(Written exercise):
Output the data word for word, dropping every image.

(Given data):
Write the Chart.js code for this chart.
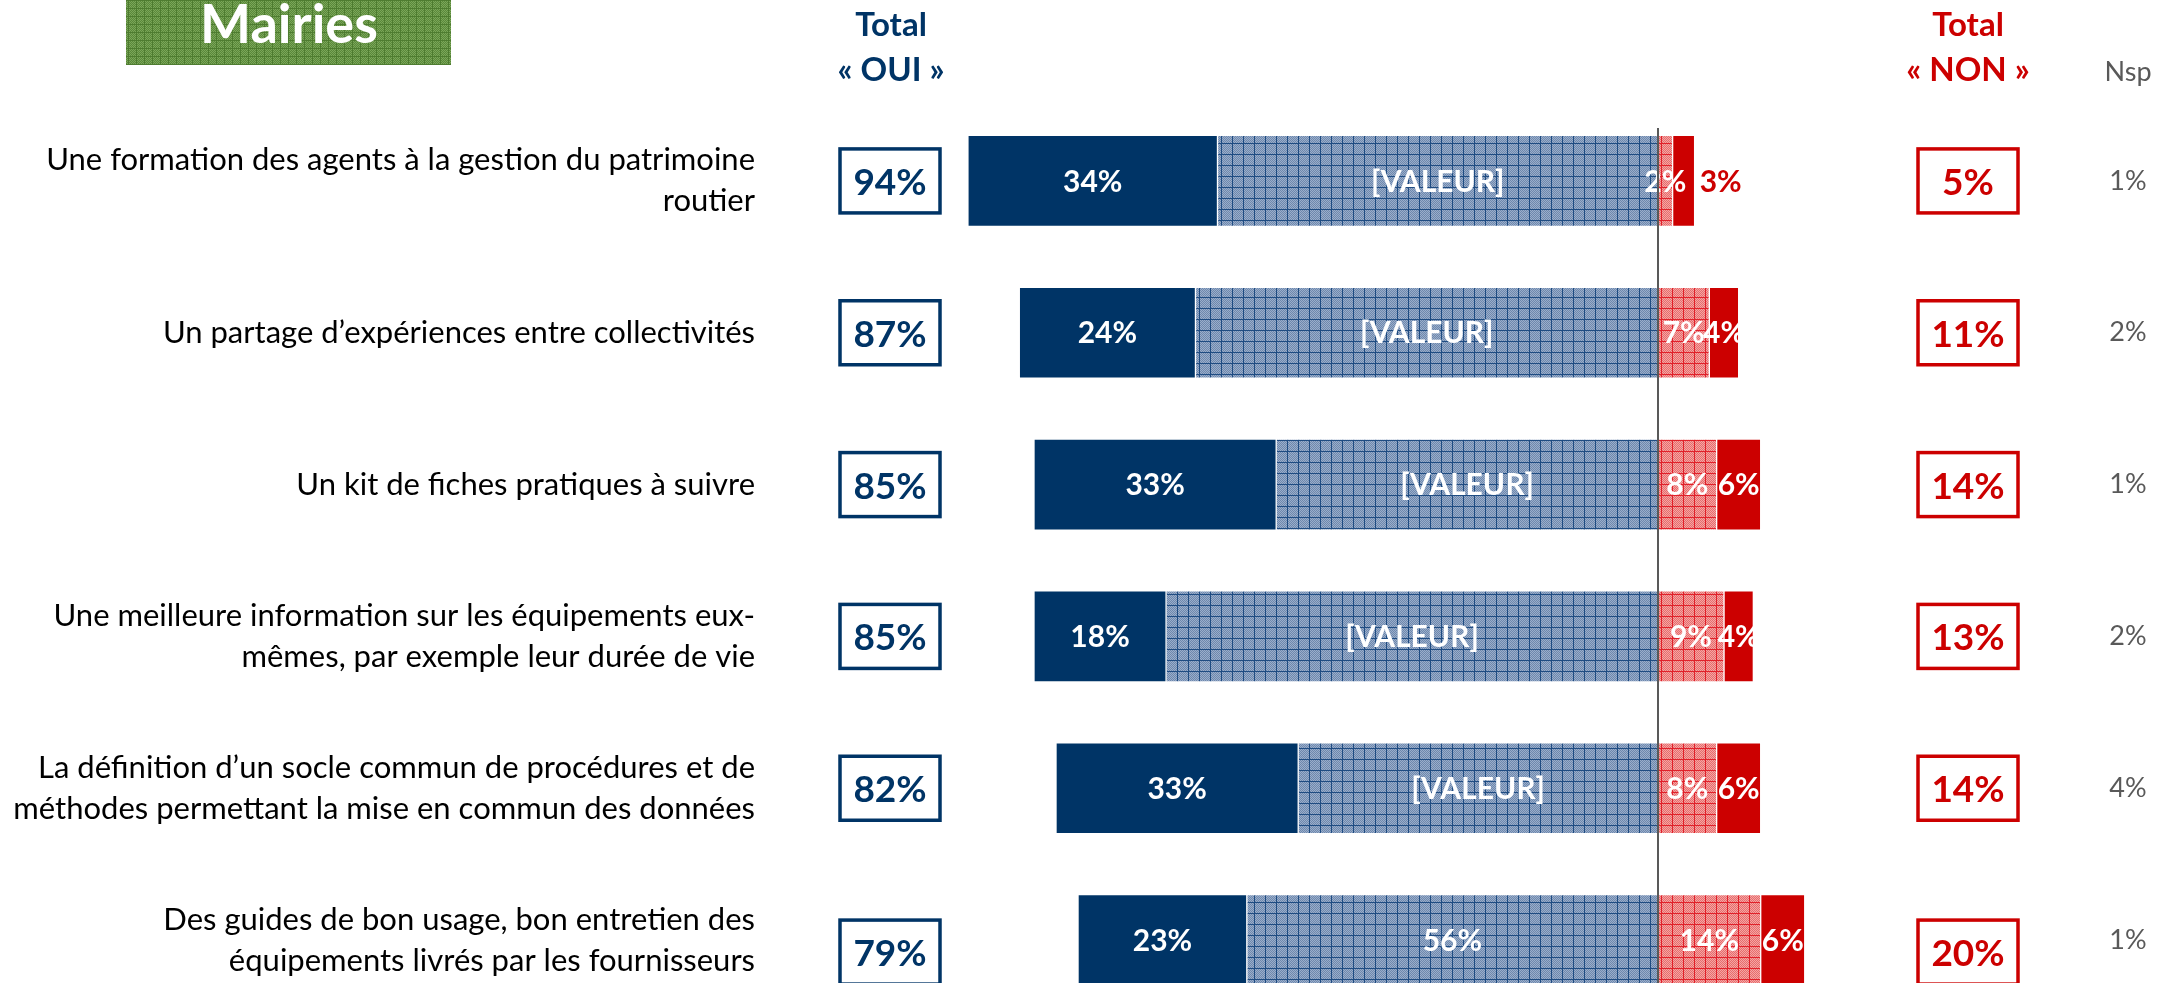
<!DOCTYPE html>
<html>
<head>
<meta charset="utf-8">
<script src="https://cdn.jsdelivr.net/npm/chart.js@4/dist/chart.umd.min.js"></script>
<style>
  html, body { margin: 0; padding: 0; background: #fff; overflow: hidden; }
  #wrap { position: relative; width: 2167px; height: 983px; overflow: hidden; }
  #c { position: absolute; left: 0; top: 0; }
</style>
</head>
<body>
<div id="wrap"><canvas id="c" width="2167" height="1016"></canvas></div>
<script>
// ---------- DATA ----------
const categories = [
  ['Une formation des agents à la gestion du patrimoine', 'routier'],
  ['Un partage d’expériences entre collectivités'],
  ['Un kit de fiches pratiques à suivre'],
  ['Une meilleure information sur les équipements eux-', 'mêmes, par exemple leur durée de vie'],
  ['La définition d’un socle commun de procédures et de', 'méthodes permettant la mise en commun des données'],
  ['Des guides de bon usage, bon entretien des', 'équipements livrés par les fournisseurs']
];
const ouiToutAFait  = [34, 24, 33, 18, 33, 23];
const ouiPlutot     = [60, 63, 52, 67, 49, 56];
const nonPlutotPas  = [2, 7, 8, 9, 8, 14];
const nonPasDuTout  = [3, 4, 6, 4, 6, 6];
const totalOui      = [94, 87, 85, 85, 82, 79];
const totalNon      = [5, 11, 14, 13, 14, 20];
const nsp           = [1, 2, 1, 2, 4, 1];
const ouiPlutotLabels = ['[VALEUR]', '[VALEUR]', '[VALEUR]', '[VALEUR]', '[VALEUR]', '56%'];
const title = 'Mairies';

// ---------- STYLE ----------
const NAVY = '#003466';
const RED = '#CC0000';
const GREY = '#595959';
const FONT = 'Lato, "Open Sans", "Liberation Sans", sans-serif';

function makePattern(c1, c2, line, size) {
  const p = document.createElement('canvas');
  p.width = size; p.height = size;
  const g = p.getContext('2d');
  for (let y = 0; y < size; y++) {
    for (let x = 0; x < size; x++) {
      g.fillStyle = ((x + y) % 2 === 0) ? c1 : c2;
      g.fillRect(x, y, 1, 1);
    }
  }
  g.fillStyle = line;
  g.fillRect(0, 0, size, 1);
  g.fillRect(0, 0, 1, size);
  return g.createPattern(p, 'repeat');
}
const ctx0 = document.getElementById('c').getContext('2d');
const bluePattern = makePattern('#9AAECB', '#6E88AD', '#1F4C82', 11);
const redPattern  = makePattern('#F4A4A4', '#E76C6C', '#E0202A', 11);
const greenPattern = makePattern('#7AA659', '#5A883A', '#4E7C30', 8);

const dsLabelTexts = [
  ouiPlutotLabels,
  ouiToutAFait.map(v => v + '%'),
  nonPlutotPas.map(v => v + '%'),
  nonPasDuTout.map(v => v + '%')
];

const overlay = {
  id: 'overlay',
  afterDatasetsDraw(chart) {
    const ctx = chart.ctx;
    const xs = chart.scales.x;
    ctx.save();
    ctx.font = 'bold 30px ' + FONT;
    ctx.textBaseline = 'middle';
    chart.data.datasets.forEach((ds, di) => {
      const meta = chart.getDatasetMeta(di);
      meta.data.forEach((el, i) => {
        const p = el.getProps(['x', 'y', 'base'], true);
        const txt = dsLabelTexts[di][i];
        if (di === 3 && ds.data[i] < 4) {
          ctx.fillStyle = RED;
          ctx.textAlign = 'left';
          ctx.fillText(txt, Math.max(p.x, p.base) + 5, p.y + 1);
        } else {
          ctx.fillStyle = '#FFFFFF';
          ctx.textAlign = 'center';
          ctx.fillText(txt, (p.x + p.base) / 2, p.y + 1);
        }
      });
    });
    // centre line
    const x0 = Math.round(xs.getPixelForValue(0));
    ctx.strokeStyle = GREY;
    ctx.lineWidth = 2;
    ctx.beginPath();
    ctx.moveTo(x0, 128);
    ctx.lineTo(x0, chart.height);
    ctx.stroke();
    ctx.restore();
  },
  afterDraw(chart) {
    const ctx = chart.ctx;
    const ys = chart.scales.y;
    ctx.save();
    // Title box
    ctx.fillStyle = greenPattern;
    ctx.fillRect(126, 0, 325, 65);
    ctx.fillStyle = '#FFFFFF';
    ctx.font = 'bold 54px ' + FONT;
    ctx.textAlign = 'center';
    ctx.textBaseline = 'middle';
    ctx.fillText(title, 289, 26);

    // Headers
    ctx.font = 'bold 33px ' + FONT;
    ctx.fillStyle = NAVY;
    ctx.fillText('Total', 891, 25);
    ctx.fillText('« OUI »', 891, 70);
    ctx.fillStyle = RED;
    ctx.fillText('Total', 1968, 25);
    ctx.fillText('« NON »', 1968, 70);
    ctx.fillStyle = GREY;
    ctx.font = '27px ' + FONT;
    ctx.fillText('Nsp', 2128, 72);

    // Total boxes and Nsp
    for (let i = 0; i < categories.length; i++) {
      const cy = ys.getPixelForValue(i);
      const by = cy + (i === categories.length - 1 ? 12 : 0);
      [[890, totalOui[i], NAVY], [1968, totalNon[i], RED]].forEach(([cx, v, col]) => {
        ctx.strokeStyle = col;
        ctx.lineWidth = 3.5;
        ctx.fillStyle = '#FFFFFF';
        ctx.fillRect(cx - 50, by - 32, 100, 64);
        ctx.strokeRect(cx - 50, by - 32, 100, 64);
        ctx.fillStyle = col;
        ctx.font = 'bold 37px ' + FONT;
        ctx.textAlign = 'center';
        ctx.fillText(v + '%', cx, by + 2);
      });
      ctx.fillStyle = GREY;
      ctx.font = '27px ' + FONT;
      ctx.fillText(nsp[i] + '%', 2128, cy);
    }
    ctx.restore();
  }
};

new Chart(ctx0, {
  type: 'bar',
  data: {
    labels: categories,
    datasets: [
      { label: 'Oui, plutôt', data: ouiPlutot.map(v => -v), backgroundColor: bluePattern },
      { label: 'Oui, tout à fait', data: ouiToutAFait.map(v => -v), backgroundColor: NAVY },
      { label: 'Non, plutôt pas', data: nonPlutotPas, backgroundColor: redPattern },
      { label: 'Non, pas du tout', data: nonPasDuTout, backgroundColor: RED }
    ]
  },
  options: {
    indexAxis: 'y',
    responsive: false,
    animation: false,
    devicePixelRatio: 1,
    layout: { padding: { top: 105, bottom: 0, left: 0, right: 0 } },
    datasets: {
      bar: { barThickness: 91, borderColor: '#FFFFFF', borderWidth: 1, borderSkipped: false }
    },
    plugins: { legend: { display: false }, tooltip: { enabled: false }, title: { display: false } },
    scales: {
      x: { stacked: true, display: false, min: -119.6, max: 69.35 },
      y: {
        stacked: true,
        grid: { display: false },
        border: { display: false },
        ticks: { color: '#000000', padding: 17, font: { family: FONT, size: 31, lineHeight: 1.32 } },
        afterFit(s) { s.width = 780; s.paddingTop = 0; s.paddingBottom = 0; }
      }
    }
  },
  plugins: [overlay]
});
</script>
</body>
</html>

(Reply):
Write the Chart.js code for this chart.
<!DOCTYPE html>
<html>
<head>
<meta charset="utf-8">
<script src="https://cdn.jsdelivr.net/npm/chart.js@4/dist/chart.umd.min.js"></script>
<style>
  html, body { margin: 0; padding: 0; background: #fff; overflow: hidden; }
  #wrap { position: relative; width: 2167px; height: 983px; overflow: hidden; }
  #c { position: absolute; left: 0; top: 0; }
</style>
</head>
<body>
<div id="wrap"><canvas id="c" width="2167" height="1016"></canvas></div>
<script>
// ---------- DATA ----------
const categories = [
  ['Une formation des agents à la gestion du patrimoine', 'routier'],
  ['Un partage d’expériences entre collectivités'],
  ['Un kit de fiches pratiques à suivre'],
  ['Une meilleure information sur les équipements eux-', 'mêmes, par exemple leur durée de vie'],
  ['La définition d’un socle commun de procédures et de', 'méthodes permettant la mise en commun des données'],
  ['Des guides de bon usage, bon entretien des', 'équipements livrés par les fournisseurs']
];
const ouiToutAFait  = [34, 24, 33, 18, 33, 23];
const ouiPlutot     = [60, 63, 52, 67, 49, 56];
const nonPlutotPas  = [2, 7, 8, 9, 8, 14];
const nonPasDuTout  = [3, 4, 6, 4, 6, 6];
const totalOui      = [94, 87, 85, 85, 82, 79];
const totalNon      = [5, 11, 14, 13, 14, 20];
const nsp           = [1, 2, 1, 2, 4, 1];
const ouiPlutotLabels = ['[VALEUR]', '[VALEUR]', '[VALEUR]', '[VALEUR]', '[VALEUR]', '56%'];
const title = 'Mairies';

// ---------- STYLE ----------
const NAVY = '#003466';
const RED = '#CC0000';
const GREY = '#595959';
const FONT = 'Lato, "Open Sans", "Liberation Sans", sans-serif';

function makePattern(c1, c2, line, size) {
  const p = document.createElement('canvas');
  p.width = size; p.height = size;
  const g = p.getContext('2d');
  for (let y = 0; y < size; y++) {
    for (let x = 0; x < size; x++) {
      g.fillStyle = ((x + y) % 2 === 0) ? c1 : c2;
      g.fillRect(x, y, 1, 1);
    }
  }
  g.fillStyle = line;
  g.fillRect(0, 0, size, 1);
  g.fillRect(0, 0, 1, size);
  return g.createPattern(p, 'repeat');
}
const ctx0 = document.getElementById('c').getContext('2d');
const bluePattern = makePattern('#9AAECB', '#6E88AD', '#1F4C82', 11);
const redPattern  = makePattern('#F4A4A4', '#E76C6C', '#E0202A', 11);
const greenPattern = makePattern('#7AA659', '#5A883A', '#4E7C30', 8);

const dsLabelTexts = [
  ouiPlutotLabels,
  ouiToutAFait.map(v => v + '%'),
  nonPlutotPas.map(v => v + '%'),
  nonPasDuTout.map(v => v + '%')
];

const overlay = {
  id: 'overlay',
  afterDatasetsDraw(chart) {
    const ctx = chart.ctx;
    const xs = chart.scales.x;
    ctx.save();
    ctx.font = 'bold 30px ' + FONT;
    ctx.textBaseline = 'middle';
    chart.data.datasets.forEach((ds, di) => {
      const meta = chart.getDatasetMeta(di);
      meta.data.forEach((el, i) => {
        const p = el.getProps(['x', 'y', 'base'], true);
        const txt = dsLabelTexts[di][i];
        if (di === 3 && ds.data[i] < 4) {
          ctx.fillStyle = RED;
          ctx.textAlign = 'left';
          ctx.fillText(txt, Math.max(p.x, p.base) + 5, p.y + 1);
        } else {
          ctx.fillStyle = '#FFFFFF';
          ctx.textAlign = 'center';
          ctx.fillText(txt, (p.x + p.base) / 2, p.y + 1);
        }
      });
    });
    // centre line
    const x0 = Math.round(xs.getPixelForValue(0));
    ctx.strokeStyle = GREY;
    ctx.lineWidth = 2;
    ctx.beginPath();
    ctx.moveTo(x0, 128);
    ctx.lineTo(x0, chart.height);
    ctx.stroke();
    ctx.restore();
  },
  afterDraw(chart) {
    const ctx = chart.ctx;
    const ys = chart.scales.y;
    ctx.save();
    // Title box
    ctx.fillStyle = greenPattern;
    ctx.fillRect(126, 0, 325, 65);
    ctx.fillStyle = '#FFFFFF';
    ctx.font = 'bold 54px ' + FONT;
    ctx.textAlign = 'center';
    ctx.textBaseline = 'middle';
    ctx.fillText(title, 289, 26);

    // Headers
    ctx.font = 'bold 33px ' + FONT;
    ctx.fillStyle = NAVY;
    ctx.fillText('Total', 891, 25);
    ctx.fillText('« OUI »', 891, 70);
    ctx.fillStyle = RED;
    ctx.fillText('Total', 1968, 25);
    ctx.fillText('« NON »', 1968, 70);
    ctx.fillStyle = GREY;
    ctx.font = '27px ' + FONT;
    ctx.fillText('Nsp', 2128, 72);

    // Total boxes and Nsp
    for (let i = 0; i < categories.length; i++) {
      const cy = ys.getPixelForValue(i);
      const by = cy + (i === categories.length - 1 ? 12 : 0);
      [[890, totalOui[i], NAVY], [1968, totalNon[i], RED]].forEach(([cx, v, col]) => {
        ctx.strokeStyle = col;
        ctx.lineWidth = 3.5;
        ctx.fillStyle = '#FFFFFF';
        ctx.fillRect(cx - 50, by - 32, 100, 64);
        ctx.strokeRect(cx - 50, by - 32, 100, 64);
        ctx.fillStyle = col;
        ctx.font = 'bold 37px ' + FONT;
        ctx.textAlign = 'center';
        ctx.fillText(v + '%', cx, by + 2);
      });
      ctx.fillStyle = GREY;
      ctx.font = '27px ' + FONT;
      ctx.fillText(nsp[i] + '%', 2128, cy);
    }
    ctx.restore();
  }
};

new Chart(ctx0, {
  type: 'bar',
  data: {
    labels: categories,
    datasets: [
      { label: 'Oui, plutôt', data: ouiPlutot.map(v => -v), backgroundColor: bluePattern },
      { label: 'Oui, tout à fait', data: ouiToutAFait.map(v => -v), backgroundColor: NAVY },
      { label: 'Non, plutôt pas', data: nonPlutotPas, backgroundColor: redPattern },
      { label: 'Non, pas du tout', data: nonPasDuTout, backgroundColor: RED }
    ]
  },
  options: {
    indexAxis: 'y',
    responsive: false,
    animation: false,
    devicePixelRatio: 1,
    layout: { padding: { top: 105, bottom: 0, left: 0, right: 0 } },
    datasets: {
      bar: { barThickness: 91, borderColor: '#FFFFFF', borderWidth: 1, borderSkipped: false }
    },
    plugins: { legend: { display: false }, tooltip: { enabled: false }, title: { display: false } },
    scales: {
      x: { stacked: true, display: false, min: -119.6, max: 69.35 },
      y: {
        stacked: true,
        grid: { display: false },
        border: { display: false },
        ticks: { color: '#000000', padding: 17, font: { family: FONT, size: 31, lineHeight: 1.32 } },
        afterFit(s) { s.width = 780; s.paddingTop = 0; s.paddingBottom = 0; }
      }
    }
  },
  plugins: [overlay]
});
</script>
</body>
</html>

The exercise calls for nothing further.